Bringing a Hospital to Your Home // Will a different model of medical care prevail?

“Mommy’s sugar is 500!” was the alert we received on our family chat. The group had been formed by all of the siblings in our family to help keep us updated about the happenings in our lives. But more often than not, it was now being used to communicate about our mother’s fragile health.

When a person’s blood sugar is so high, it means that some illness is infecting the body. Her doctor’s first order of business was to order a blood test. But because my mother was unfortunately bedridden, transporting her to a lab for blood work was a herculean task. Fortunately, thanks to the ingenuity of some people in our Boro Park community who created a mobile lab, we could have the bloodwork done at home. The lab results were highly troubling. Her white blood count was 22,000; a normal white blood count is anywhere from 4,500 to 11,000. A number like that was indicative of a severe infection. My mother was dangerously close to sepsis.

The doctor’s order was clear: Your mother must be hospitalized immediately. In a pre-COVID world, such a directive wouldn’t have been challenged. But the year was 2021, a time when the hospital wouldn’t allow us to be with our mother 24/7. They expected us to leave her, an elderly woman who couldn’t fend for herself, at the mercy of the nursing staff. Even the well-connected askanim we contacted couldn’t guarantee that they would be able to get us in as often as we wished. Once she was hospitalized, they told us, they would work on it.

How could we hospitalize her? Surely she would die. Her condition was very precarious, and even the smallest amount of neglect could prove fatal. And yet, she was in need of hospital care. It was a catch-22. Would keeping her home be a decision we would live to regret? Or would we regret hospitalizing her? The doctor commiserated, saying that if it were his mother he would only hospitalize her as a last resort, but he felt that we were at that point. We debated back and forth for a while, but my father was the final arbiter. As much as we tried to shield him, when life-threatening decisions needed to be made, they were done by him and his rav.

The verdict: my mother couldn’t be left alone for one minute. We would have to get her all the help she needed at home. That was when we were introduced to home hospital care administered by Dr. Rad, an angel in disguise.

Dr. Rad arrived to treat my mother. The first thing he did was to order chest X-rays and a sonogram of her abdomen. He hooked her up to IV antibiotics and assured us that the protocol he would follow was exactly the same as would be done in the hospital. In fact, the treatment she would have gotten in a hospital would have been less aggressive than the drug cocktail she was now getting, because hospitals are bound by certain protocols for the elderly. 
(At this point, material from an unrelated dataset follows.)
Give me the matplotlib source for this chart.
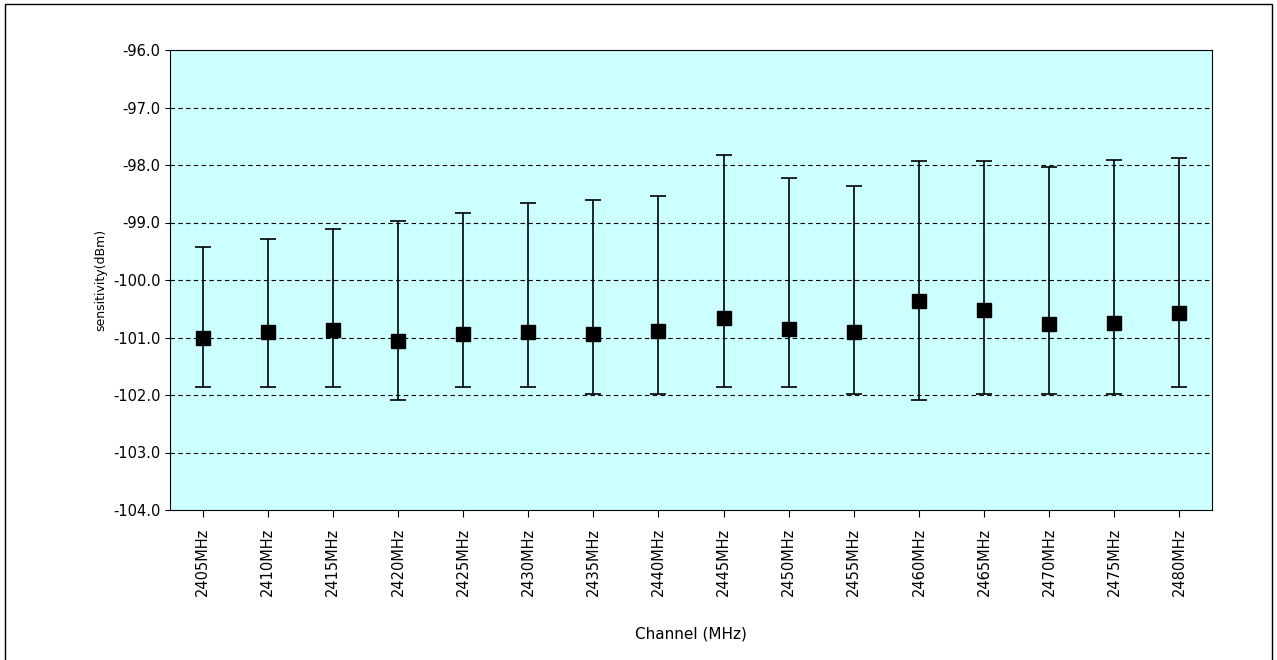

We were instructed to monitor her blood pressure, oxygen level and blood sugar on a steady basis. In 24 hours, blood would again be taken to see if there was any improvement. Her doctor called. He didn’t approve of what we were doing, but he agreed to monitor her blood sugar telemedically, and her insulin was adjusted after every reading.

All we could do at that point was daven. It was comforting that my mother was in her own bed surrounded by familiar people and not in a hospital setting, with all of its accompanying smells and sounds. 

A few hours later, Dr. Rad came by to administer a new round of antibiotics and to check on her condition. He also ran another blood test to see the effect the medicine was having on my mother’s kidneys, because the dose was so high that it had the potential to be toxic. After examining her thoroughly, he pronounced the situation stable. He did not believe that she was exhibiting any signs of sepsis or that she was in any danger of it.

The following day, her white blood cell count was much improved. It was still dangerously high at 15,000, but it was moving in the right direction. The kidney markers, however, indicated that the antibiotic regimen needed adjustment.

Once again, all the procedures that would have been followed in the hospital were done at home. Dr. Rad paid her a visit and drew some more blood. Her vitals were being monitored all day long and her insulin was being constantly adjusted. Her life was still in danger, but she was stable.

Over the next few days there were ups and downs. On some days, her white blood count was higher and on other days it was lower, and all of the medications she was receiving were carefully calibrated and recalibrated. Dr. Rad was a comforting presence, confident in his treatment protocol even as he walked the tightrope.